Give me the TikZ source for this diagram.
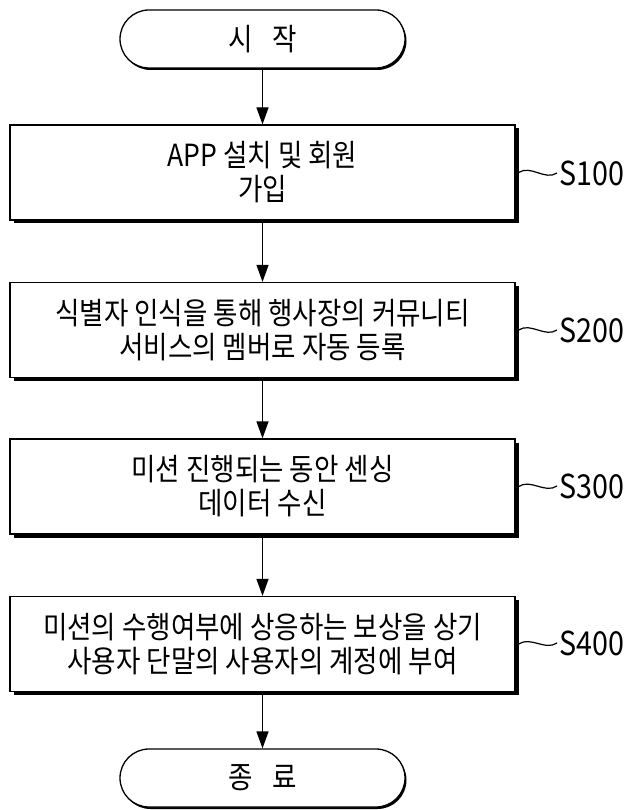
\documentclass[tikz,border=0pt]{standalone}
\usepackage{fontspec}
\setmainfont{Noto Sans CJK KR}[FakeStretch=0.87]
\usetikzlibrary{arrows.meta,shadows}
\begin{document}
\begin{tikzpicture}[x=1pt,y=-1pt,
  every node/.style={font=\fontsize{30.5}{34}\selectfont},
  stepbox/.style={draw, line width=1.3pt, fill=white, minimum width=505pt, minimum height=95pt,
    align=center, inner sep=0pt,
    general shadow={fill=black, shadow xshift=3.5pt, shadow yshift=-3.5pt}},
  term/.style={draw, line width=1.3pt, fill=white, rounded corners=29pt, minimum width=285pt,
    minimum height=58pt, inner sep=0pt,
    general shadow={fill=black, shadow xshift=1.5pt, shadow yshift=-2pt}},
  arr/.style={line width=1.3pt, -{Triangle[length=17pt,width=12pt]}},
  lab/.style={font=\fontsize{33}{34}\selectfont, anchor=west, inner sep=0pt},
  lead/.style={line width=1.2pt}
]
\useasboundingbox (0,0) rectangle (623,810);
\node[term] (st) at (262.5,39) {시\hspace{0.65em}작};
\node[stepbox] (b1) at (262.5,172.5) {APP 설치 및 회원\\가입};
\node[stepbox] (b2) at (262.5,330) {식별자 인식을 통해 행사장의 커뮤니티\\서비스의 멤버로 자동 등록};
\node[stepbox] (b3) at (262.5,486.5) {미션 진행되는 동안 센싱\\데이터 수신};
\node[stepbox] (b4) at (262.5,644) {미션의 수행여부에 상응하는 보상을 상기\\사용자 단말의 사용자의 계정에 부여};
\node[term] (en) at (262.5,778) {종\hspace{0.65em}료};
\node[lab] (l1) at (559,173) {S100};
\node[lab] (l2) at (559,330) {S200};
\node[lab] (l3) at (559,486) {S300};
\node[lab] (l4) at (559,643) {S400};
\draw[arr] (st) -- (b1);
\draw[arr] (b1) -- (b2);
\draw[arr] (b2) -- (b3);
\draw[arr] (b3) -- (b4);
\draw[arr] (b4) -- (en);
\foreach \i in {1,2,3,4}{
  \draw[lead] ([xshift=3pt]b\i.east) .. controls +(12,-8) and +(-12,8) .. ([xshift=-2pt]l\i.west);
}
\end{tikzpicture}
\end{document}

* _WHAT TO DO_
Without the pictures, print the whole listing exactly as given.

* _SOLUTION FOR THIS PROBLEM_
Give me the TikZ source for this diagram.
\documentclass[tikz,border=0pt]{standalone}
\usepackage{fontspec}
\setmainfont{Noto Sans CJK KR}[FakeStretch=0.87]
\usetikzlibrary{arrows.meta,shadows}
\begin{document}
\begin{tikzpicture}[x=1pt,y=-1pt,
  every node/.style={font=\fontsize{30.5}{34}\selectfont},
  stepbox/.style={draw, line width=1.3pt, fill=white, minimum width=505pt, minimum height=95pt,
    align=center, inner sep=0pt,
    general shadow={fill=black, shadow xshift=3.5pt, shadow yshift=-3.5pt}},
  term/.style={draw, line width=1.3pt, fill=white, rounded corners=29pt, minimum width=285pt,
    minimum height=58pt, inner sep=0pt,
    general shadow={fill=black, shadow xshift=1.5pt, shadow yshift=-2pt}},
  arr/.style={line width=1.3pt, -{Triangle[length=17pt,width=12pt]}},
  lab/.style={font=\fontsize{33}{34}\selectfont, anchor=west, inner sep=0pt},
  lead/.style={line width=1.2pt}
]
\useasboundingbox (0,0) rectangle (623,810);
\node[term] (st) at (262.5,39) {시\hspace{0.65em}작};
\node[stepbox] (b1) at (262.5,172.5) {APP 설치 및 회원\\가입};
\node[stepbox] (b2) at (262.5,330) {식별자 인식을 통해 행사장의 커뮤니티\\서비스의 멤버로 자동 등록};
\node[stepbox] (b3) at (262.5,486.5) {미션 진행되는 동안 센싱\\데이터 수신};
\node[stepbox] (b4) at (262.5,644) {미션의 수행여부에 상응하는 보상을 상기\\사용자 단말의 사용자의 계정에 부여};
\node[term] (en) at (262.5,778) {종\hspace{0.65em}료};
\node[lab] (l1) at (559,173) {S100};
\node[lab] (l2) at (559,330) {S200};
\node[lab] (l3) at (559,486) {S300};
\node[lab] (l4) at (559,643) {S400};
\draw[arr] (st) -- (b1);
\draw[arr] (b1) -- (b2);
\draw[arr] (b2) -- (b3);
\draw[arr] (b3) -- (b4);
\draw[arr] (b4) -- (en);
\foreach \i in {1,2,3,4}{
  \draw[lead] ([xshift=3pt]b\i.east) .. controls +(12,-8) and +(-12,8) .. ([xshift=-2pt]l\i.west);
}
\end{tikzpicture}
\end{document}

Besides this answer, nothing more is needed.